Art Basel UBS Report Signals Fourth Year of Contemporary Cooling
The latest Art Basel UBS findings point to a continued retreat in contemporary buying while older categories regain momentum, suggesting a broader risk reset rather than a short-term wobble.
The new Art Basel UBS market report lands with a familiar but now structurally important message: contemporary art has cooled for a fourth consecutive year while legacy categories, especially Old Masters and Impressionist material, are regaining ground. Four years is not a blip. It is long enough to force re-planning across galleries, auction houses, advisors, and institutions that built operating assumptions on a different cycle.
At the center is a shift in collector psychology. In high-volatility periods, demand does not disappear; it reallocates toward assets that feel more legible over time. In the art context, legibility means provenance depth, scholarship density, museum familiarity, and a market history broad enough to reduce single-artist narrative risk. The report's contrast between contemporary softness and historical resilience is consistent with that logic.
Auction behavior already reflects the adjustment. Evening sale theater in recent years rewarded novelty velocity, where younger names moved quickly from primary hype into secondary validation. The current climate favors catalog framing anchored by historical reassurance and fewer speculative leaps. That does not eliminate appetite for living artists, but it changes how buyers price confidence and how houses structure estimates and guarantee exposure.
For galleries, the implication is discipline. Businesses that expanded around peak-demand assumptions now need stronger inventory pacing, clearer price ladders, and less dependence on one fair cycle to carry annual targets. The organizations likely to outperform are those that pair primary placements with sustained curatorial context, rather than treating each release as a stand-alone event. Building durability now requires publishing, institutional partnerships, and thoughtful secondary stewardship.
Museums should read this moment strategically.
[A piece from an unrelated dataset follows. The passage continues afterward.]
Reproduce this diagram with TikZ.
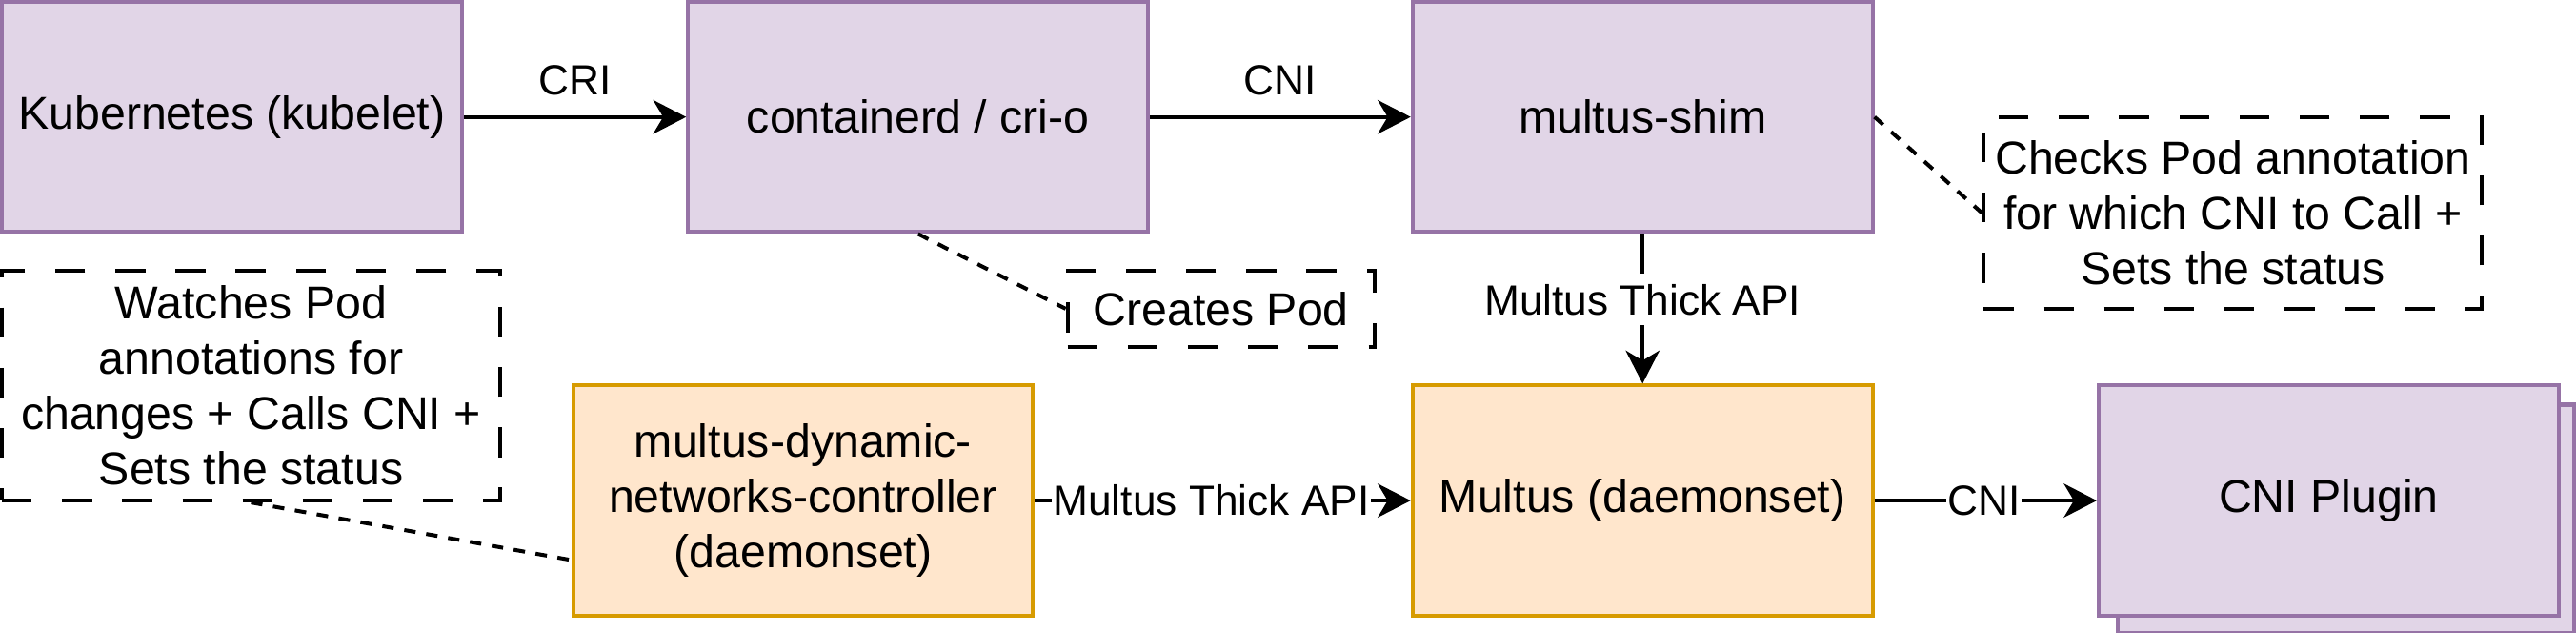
\documentclass[tikz,border=0pt]{standalone}
\usepackage{fontspec}
\setmainfont{Liberation Sans}
\usetikzlibrary{arrows.meta,calc}
\definecolor{pfill}{HTML}{E1D5E7}
\definecolor{pdraw}{HTML}{9673A6}
\definecolor{ofill}{HTML}{FFE6CC}
\definecolor{odraw}{HTML}{D79B00}
\begin{document}
\begin{tikzpicture}[x=1pt,y=-1pt,
  boxbase/.style={draw, line width=1pt, minimum width=120pt, minimum height=60pt, inner sep=0pt, align=center, font=\fontsize{12}{14.4}\selectfont},
  pbox/.style={boxbase, fill=pfill, draw=pdraw},
  obox/.style={boxbase, fill=ofill, draw=odraw},
  notebox/.style={draw=black, line width=1pt, dash pattern=on 7.8pt off 7.9pt, inner sep=0pt, align=center, font=\fontsize{12}{14.4}\selectfont},
  arr/.style={line width=1pt, -{Stealth[length=8.6pt, width=8.8pt, inset=2.6pt]}},
  dotline/.style={line width=1pt, dash pattern=on 3pt off 2.8pt},
  elabel/.style={font=\fontsize{11}{13.2}\selectfont, text height=7.9pt, text depth=0pt, inner xsep=0.3pt, inner ysep=2.7pt},
  wlabel/.style={elabel, fill=white}
]
\useasboundingbox (-0.5,-0.5) rectangle (671.5,164.5);

% boxes
\node[pbox] (kub) at (60,30) {Kubernetes (kubelet)};
\node[pbox] (ctr) at (239,30) {containerd / cri-o};
\node[pbox] (shim) at (428,30) {multus-shim};
\node[notebox, minimum width=130pt, minimum height=50pt] (chk) at (582,55) {Checks Pod annotation\\for which CNI to Call +\\Sets the status};
\node[notebox, minimum width=80pt, minimum height=20pt] (crp) at (318,80) {Creates Pod};
\node[notebox, minimum width=130pt, minimum height=60pt] (wat) at (65,100) {Watches Pod\\annotations for\\changes + Calls CNI +\\Sets the status};
\node[obox] (mdn) at (209,130) {multus-dynamic-\\networks-controller\\(daemonset)};
\node[obox] (mul) at (428,130) {Multus (daemonset)};
\node[pbox, minimum width=119pt, minimum height=59.5pt] (cnib) at (611.5,134.75) {};
\node[pbox] (cni) at (607,130) {CNI Plugin};

% arrows
\draw[arr] (kub.east) -- (ctr.west);
\node[elabel, anchor=base] (lcri) at (149.5,24.3) {CRI};
\draw[arr] (ctr.east) -- (shim.west);
\node[elabel, anchor=base] (lcni1) at (333.5,24.3) {CNI};
\draw[arr] (shim.south) -- (mul.north);
\node[wlabel] (lapi1) at (428,77.6) {Multus Thick API};
\draw[arr] (mdn.east) -- (mul.west);
\node[wlabel] (lapi2) at (315.5,130) {Multus Thick API};
\draw[arr] (mul.east) -- (cni.west);
\node[wlabel] (lcni2) at (517,130) {CNI};

% dotted connectors
\draw[dotline] (ctr.south) -- (crp.west);
\draw[dotline] (shim.east) -- (chk.west);
\draw[dotline] (wat.south) -- ([yshift=15pt]mdn.south west);
\end{tikzpicture}
\end{document}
When private demand pressure cools, acquisition committees can often negotiate with more leverage, especially for mid-career artists whose long-term significance is stronger than short-term market heat suggests. Institutions that stay active through downturn conditions may secure works that would have been inaccessible during higher-velocity years. The opportunity is real if governance and acquisition policy are prepared.
Advisory firms also face a reset in client language. A growth story built on rapid turnover and momentum narratives is harder to defend in a market rewarding historical ballast. The better advisory posture now is thesis clarity: why this artist, why this period, why this medium, and what institutional signals support the recommendation across a five- to ten-year horizon. Clients are asking for downside frameworks, not just upside possibility.
None of this means contemporary relevance is fading. It means the basis of value attribution is changing from speed to structure. Artists with robust critical framing, coherent bodies of work, and institutional traction should continue to find support. Artists carried mainly by scarcity theatrics and social momentum will face a steeper test. That distinction is healthy for the field, even if painful for participants built around acceleration.
The broader takeaway from this report is less about winners and losers and more about operating tempo. The market is still active, but it is selecting differently. In 2026, depth beats velocity, context beats noise, and long-horizon confidence beats speculative churn. Stakeholders that adapt their practices to that reality can still grow. Those waiting for a simple return to boom-era conditions may spend another year out of position.
Related context from Art Basel, the annual UBS market partnership, and auction benchmarks from Sotheby's and Christie's points to the same conclusion: collectors are not exiting; they are repricing conviction.